Desperate Because of Poor Nursing Care, Critical Care Patient Walks Out of Temple Hospital

 
Over the weekend, a hospital patient came to the picket line pleading not to be sent back inside of the hospital due to reportedly bad nursing care.  In response to these troubling incidences, the union for nurses and healthcare professionals at Temple has filed a report with the Department of Health on Monday, April 19, 2010.
 
From PASNAP
 
Critical Care Patient Walks Out of Hospital, Twice
 
On Saturday, April 18, a patient came to the picket line outside Temple University Hospital to speak to striking nurses.  She begged the nurses’ union president, Maureen May, RN, who was at the picket line, not to be sent back inside, where she was being treated as a critical care patient.  She had two heparin locks (catheters in the vein) and a pulse oximetry wire (blood oxygen measuring device) on her left index finger.  She managed to take off her monitors, which sends off an alarm that indicates to nursing staff, signaling death or cardiac arrest.  The **point of being in an ICU is for a patient to receive close observation.  Yet, despite the alarm, this anxious and critically ill patient was able to walk out of the hospital and talk with the striking nurses. 
 
May managed to convince the patient that she needed to return to the hospital for her safety and took her to a Civil Affairs agent.  The Civil Affairs agent determined she was missing from the critical care unit and took her there. 
 
On Sunday, she escaped a second time from the Telemetry (heart monitor) floor, also a unit where she should have been under close supervision. 
 
As May reports from her exchange with this patient, “It is apparent that the nurses have not been able to attend to this patient and created an unsafe environment.  In addition to other reports we have received, we remain concerned that Temple has not been able to recruit competent replacement staff.  The hospital could have avoided all of these scary incidents by negotiating fairly or preparing for the strike by discharging such critical patients and ceasing admissions.”
 
Temple Emergency Department nurse Patricia Eakin observes, “These incidences demonstrate that the hospital is not running ‘as usual’ given that the replacement nursing staff has clearly failed to attend to this patient.

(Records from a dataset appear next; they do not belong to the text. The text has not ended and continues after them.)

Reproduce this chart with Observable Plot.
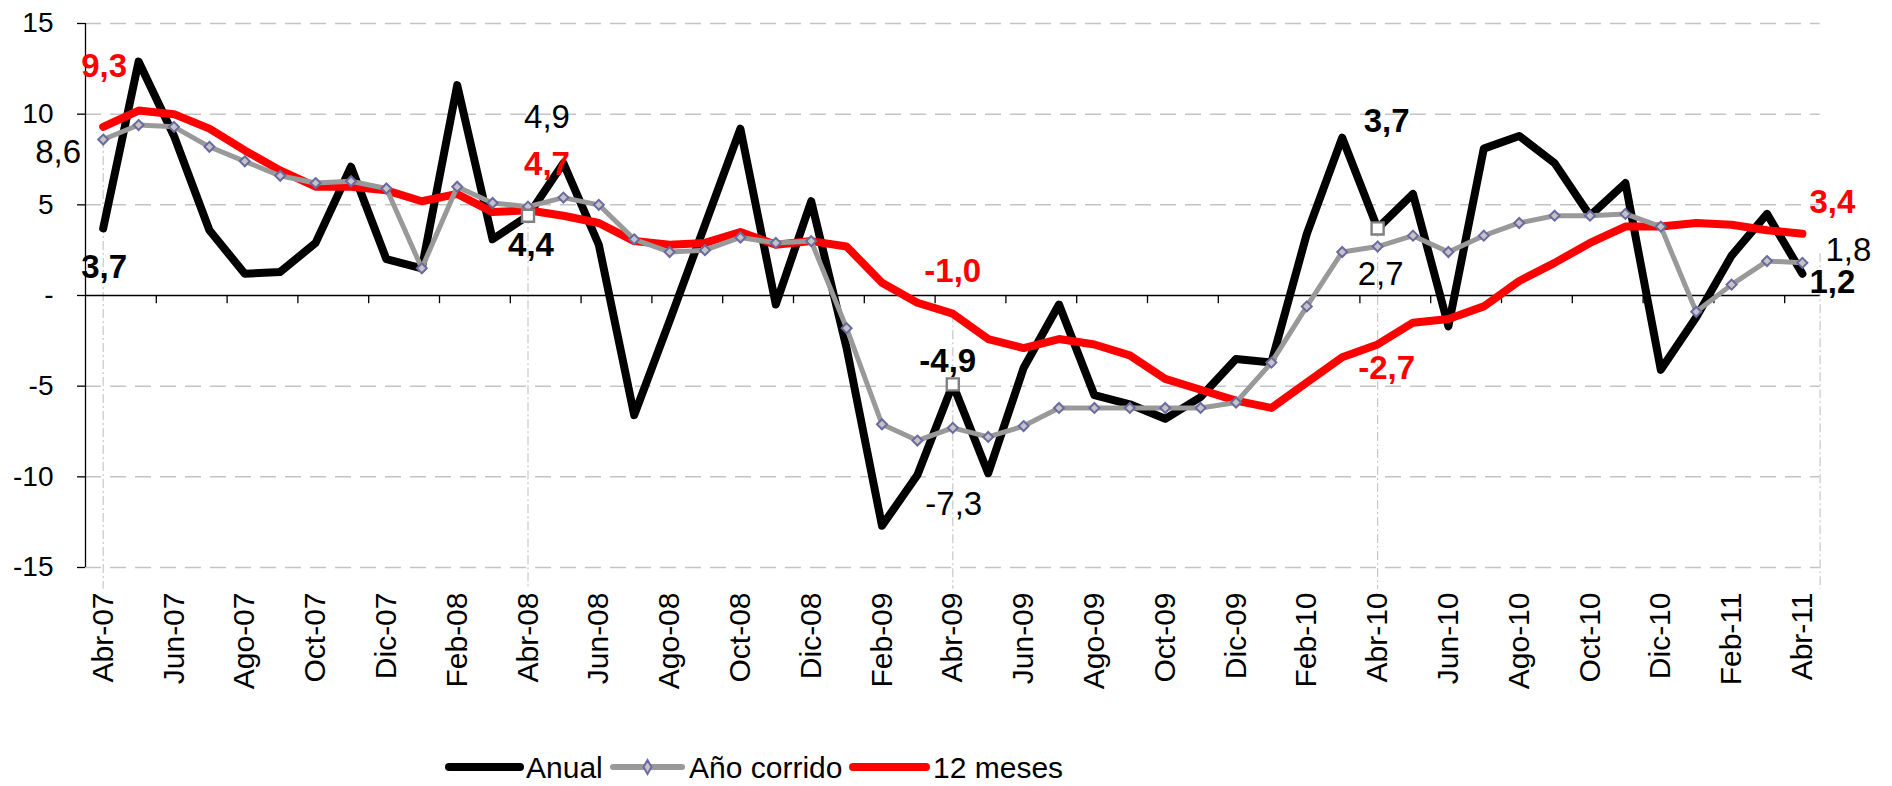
<!DOCTYPE html>
<html>
<head>
<meta charset="utf-8">
<script src="https://cdn.jsdelivr.net/npm/d3@7"></script>
<script src="https://cdn.jsdelivr.net/npm/@observablehq/plot@0.6"></script>
<style>
  html, body { margin: 0; padding: 0; background: #fff; }
  body { width: 1892px; height: 786px; overflow: hidden; font-family: "Liberation Sans", Arial, sans-serif; }
  #chart svg, #legend svg { display: block; }
</style>
</head>
<body>
<div id="chart"></div>
<div id="legend"></div>
<script>
// ---------- DATA ----------
const months = [
  "Abr-07","May-07","Jun-07","Jul-07","Ago-07","Sep-07","Oct-07","Nov-07","Dic-07","Ene-08","Feb-08","Mar-08",
  "Abr-08","May-08","Jun-08","Jul-08","Ago-08","Sep-08","Oct-08","Nov-08","Dic-08","Ene-09","Feb-09","Mar-09",
  "Abr-09","May-09","Jun-09","Jul-09","Ago-09","Sep-09","Oct-09","Nov-09","Dic-09","Ene-10","Feb-10","Mar-10",
  "Abr-10","May-10","Jun-10","Jul-10","Ago-10","Sep-10","Oct-10","Nov-10","Dic-10","Ene-11","Feb-11","Mar-11",
  "Abr-11"
];
const anual = [
  3.7, 12.9, 8.8, 3.6, 1.2, 1.3, 2.9, 7.1, 2.0, 1.5, 11.6, 3.1,
  4.4, 7.3, 2.8, -6.6, -1.4, 3.9, 9.2, -0.5, 5.2, -2.9, -12.7, -9.9,
  -4.9, -9.8, -4.0, -0.5, -5.5, -6.0, -6.8, -5.6, -3.5, -3.7, 3.4, 8.7,
  3.7, 5.6, -1.7, 8.1, 8.8, 7.3, 4.4, 6.2, -4.1, -1.2, 2.2, 4.5,
  1.2
];
const anioCorrido = [
  8.6, 9.4, 9.3, 8.2, 7.4, 6.6, 6.2, 6.3, 5.9, 1.5, 6.0, 5.1,
  4.9, 5.4, 5.0, 3.1, 2.4, 2.5, 3.2, 2.9, 3.0, -1.8, -7.1, -8.0,
  -7.3, -7.8, -7.2, -6.2, -6.2, -6.2, -6.2, -6.2, -5.9, -3.7, -0.6, 2.4,
  2.7, 3.3, 2.4, 3.3, 4.0, 4.4, 4.4, 4.5, 3.8, -0.9, 0.6, 1.9,
  1.8
];
const doceMeses = [
  9.3, 10.2, 10.0, 9.2, 8.0, 6.9, 6.0, 6.0, 5.8, 5.2, 5.6, 4.6,
  4.7, 4.4, 4.0, 3.0, 2.8, 2.9, 3.5, 2.8, 3.0, 2.7, 0.7, -0.4,
  -1.0, -2.4, -2.9, -2.4, -2.7, -3.3, -4.6, -5.2, -5.8, -6.2, -4.8, -3.4,
  -2.7, -1.5, -1.3, -0.6, 0.8, 1.8, 2.9, 3.8, 3.8, 4.0, 3.9, 3.6,
  3.4
];
const seriesNames = ["Anual", "Año corrido", "12 meses"];
const yTicks = [-15, -10, -5, 0, 5, 10, 15];
const highlightIdx = [12, 24, 36];          // months with white square marker on Anual
const labeledIdx = [0, 12, 24, 36, 48];     // months with value labels

// ---------- STYLE / LAYOUT ----------
const FONT = '"Liberation Sans", Arial, sans-serif';
const colors = {"Anual": "#000000", "Año corrido": "#999999", "12 meses": "#ff0000"};
const seriesOf = {"Anual": anual, "Año corrido": anioCorrido, "12 meses": doceMeses};
// label offsets in px per labeled month: [dx, dy] for Anual, Año corrido, 12 meses
const labelOffsets = {
  0:  {"Anual": [1, 39],  "Año corrido": [-45, 13], "12 meses": [1, -60]},
  12: {"Anual": [3, 30],  "Año corrido": [19, -89], "12 meses": [19, -46]},
  24: {"Anual": [-5, -23],"Año corrido": [1, 77],   "12 meses": [0, -42]},
  36: {"Anual": [9, -107],"Año corrido": [3, 28],   "12 meses": [9, 24]},
  48: {"Anual": [30, 9],  "Año corrido": [46, -12], "12 meses": [30, -31]}
};

const rows = months.map((m, i) => ({i, m, anual: anual[i], corrido: anioCorrido[i], doce: doceMeses[i]}));
const squareRows = highlightIdx.map(i => ({i, v: anual[i]}));
const fmt = v => v.toFixed(1).replace(".", ",");
const xTickIdx = months.map((m, i) => i).filter(i => i % 2 === 0);
const catTicks = d3.range(1.5, months.length - 1, 2);
const dropRows = [
  {i: 0, top: anioCorrido[0]},
  {i: 12, top: anual[12]},
  {i: 24, top: doceMeses[24]},
  {i: 36, top: anual[36]},
  {i: 48.5, top: 2.3}
];

const labelMarks = [];
for (const i of labeledIdx) {
  for (const s of seriesNames) {
    const [dx, dy] = labelOffsets[i][s];
    const v = seriesOf[s][i];
    labelMarks.push(Plot.text([{i, v, t: fmt(v)}], {
      x: "i", y: "v", text: "t", dx, dy,
      fill: s === "12 meses" ? "#ff0000" : "#000000",
      fontWeight: s === "Año corrido" ? "normal" : "bold",
      fontSize: 33, fontFamily: FONT, textAnchor: "middle"
    }));
  }
}

const chart = Plot.plot({
  width: 1892, height: 745,
  marginLeft: 85, marginRight: 72.4, marginTop: 23, marginBottom: 178,
  x: {type: "linear", domain: [-0.5, months.length - 0.5]},
  y: {domain: [-15, 15]},
  style: {fontFamily: FONT, fontSize: "28px", color: "#000", background: "#fff", overflow: "visible"},
  marks: [
    Plot.ruleY(yTicks.filter(d => d !== 0), {stroke: "#c4c4c4", strokeWidth: 1.5, strokeDasharray: "16,9"}),
    Plot.ruleX(dropRows, {x: "i", y1: "top", y2: -16.2, stroke: "#c8c8c8", strokeWidth: 1.2, strokeDasharray: "9,3,2,3"}),
    Plot.ruleY([0], {stroke: "#000", strokeWidth: 1.3}),
    Plot.ruleX(catTicks, {x: d => d, y1: 0, y2: -0.45, stroke: "#000", strokeWidth: 1.3}),
    Plot.ruleX([-0.5], {y1: -15, y2: 15, stroke: "#000", strokeWidth: 1.3}),
    Plot.axisY(yTicks, {tickFormat: d => d === 0 ? "-" : String(d), tickSize: 8, tickPadding: 24, fontSize: 28, label: null, strokeWidth: 1.3}),
    Plot.axisX(xTickIdx, {tickFormat: i => months[i], tickRotate: -90, tickSize: 0, tickPadding: 25, fontSize: 30,
      textAnchor: "end", lineAnchor: "middle", label: null}),
    Plot.line(rows, {x: "i", y: "anual", stroke: colors["Anual"], strokeWidth: 8, strokeLinejoin: "round", strokeLinecap: "round"}),
    Plot.line(rows, {x: "i", y: "doce", stroke: colors["12 meses"], strokeWidth: 8, strokeLinejoin: "round", strokeLinecap: "round"}),
    Plot.line(rows, {x: "i", y: "corrido", stroke: colors["Año corrido"], strokeWidth: 5, strokeLinejoin: "round"}),
    Plot.dot(rows, {x: "i", y: "corrido", symbol: "diamond2", r: 4.5, fill: "#c4c4c4", stroke: "#6a6aa0", strokeWidth: 2}),
    Plot.dot(squareRows, {x: "i", y: "v", symbol: "square", r: 6.8, fill: "#fff", stroke: "#808080", strokeWidth: 2.4}),
    ...labelMarks
  ]
});
document.getElementById("chart").appendChild(chart);

// ---------- LEGEND (below the SVG) ----------
const legendItems = [
  {name: "Anual", x1: 449, x2: 520, w: 8, tx: 526},
  {name: "Año corrido", x1: 613, x2: 682, w: 6, tx: 689, diamond: true},
  {name: "12 meses", x1: 853, x2: 926, w: 8, tx: 933}
];
const leg = d3.create("svg").attr("width", 1892).attr("height", 41);
const cy = 22;
for (const it of legendItems) {
  leg.append("line").attr("x1", it.x1).attr("x2", it.x2).attr("y1", cy).attr("y2", cy)
    .attr("stroke", colors[it.name]).attr("stroke-width", it.w).attr("stroke-linecap", "round");
  if (it.diamond) {
    const cx = (it.x1 + it.x2) / 2;
    leg.append("path").attr("d", `M${cx},${cy - 7}L${cx + 4},${cy}L${cx},${cy + 7}L${cx - 4},${cy}Z`)
      .attr("fill", "#c4c4c4").attr("stroke", "#6a6aa0").attr("stroke-width", 2);
  }
  leg.append("text").attr("x", it.tx).attr("y", cy).attr("dy", "0.35em")
    .attr("font-family", FONT).attr("font-size", 30).attr("fill", "#000").text(it.name);
}
document.getElementById("legend").appendChild(leg.node());
</script>
</body>
</html>
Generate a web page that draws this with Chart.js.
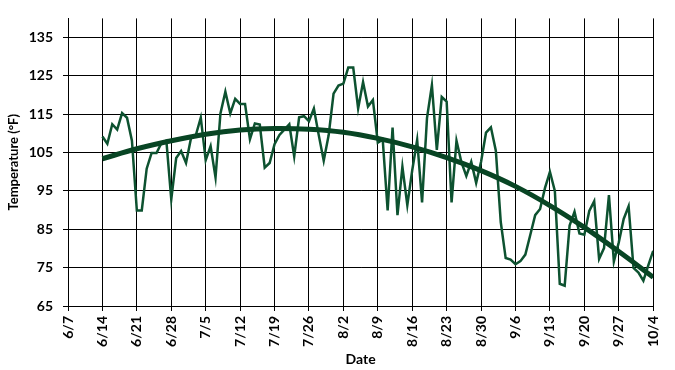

They should have anticipated this patient’s attempts to leave and been pro-active with measures to alleviate her anxiety.  That’s what good nursing is – evaluate the needs of each specific patient, anticipate problems, and plan interventions to address problems.”
 
Family Member Seeks Advice from Striking Nurses
 
Today, a patient’s sister came to the picket line to ask a nurse what she can do about the poor nursing care being delivered to her ailing brother.  She spoke with Jim McCarthy, a striking Temple OR nurse.  Her brother, a gunshot victim, is intubated and on a ventilator, and medication is being used to keep him sedated.  He is under the care of replacement nurse “Miss Peggy.”
 
During the time in which the sister was in the room watching Miss Peggy, according to her report McCarthy, the nurse was handling her brother without gloves.  When the sister and her father asked that she wear gloves, Miss Peggy agreed, only to proceed to touch trash in a trash bin and then deliver medication to her brother’s eyes.  In another incident also witnessed by the sister, Miss Peggy allowed the sedative to run out, causing the brother to awake, agitated from the discomfort of the intubation.  
 
McCarthy told the sister to file reports with the Department of Health and file a complaint with Temple patient relations.  Says McCarthy, “Hearing about these errors from this distraught family member makes me wonder what else is going on.  No caring, competent nurse would do the things that this woman witnessed.”
 
“These incidences should never have happened.  These are major red flags for our public health officials, which is why we submitted reports to the Department of Health,” said Maureen May, RN.  “These incidences demonstrate that Temple has not recruited competent replacement staff and has had to resort to unlawful tactics in attempt to cover the gaps in patient care.  We can only guess what other gaps in care are present given that Temple has put a gag order on its staff, including its managers.”
 
“The management of Temple has been misleading this community by insisting everything is fine when clearly it is not.  There are many reports indicating that the hospital did not fully prepare for the strike or recruit enough qualified staff.  Their reckless refusal to engage in fair negotiations toward a reasonable settlement needs to be reversed immediately,” added Bill Cruice, Executive Director of PASNAP and chief negotiator for the union.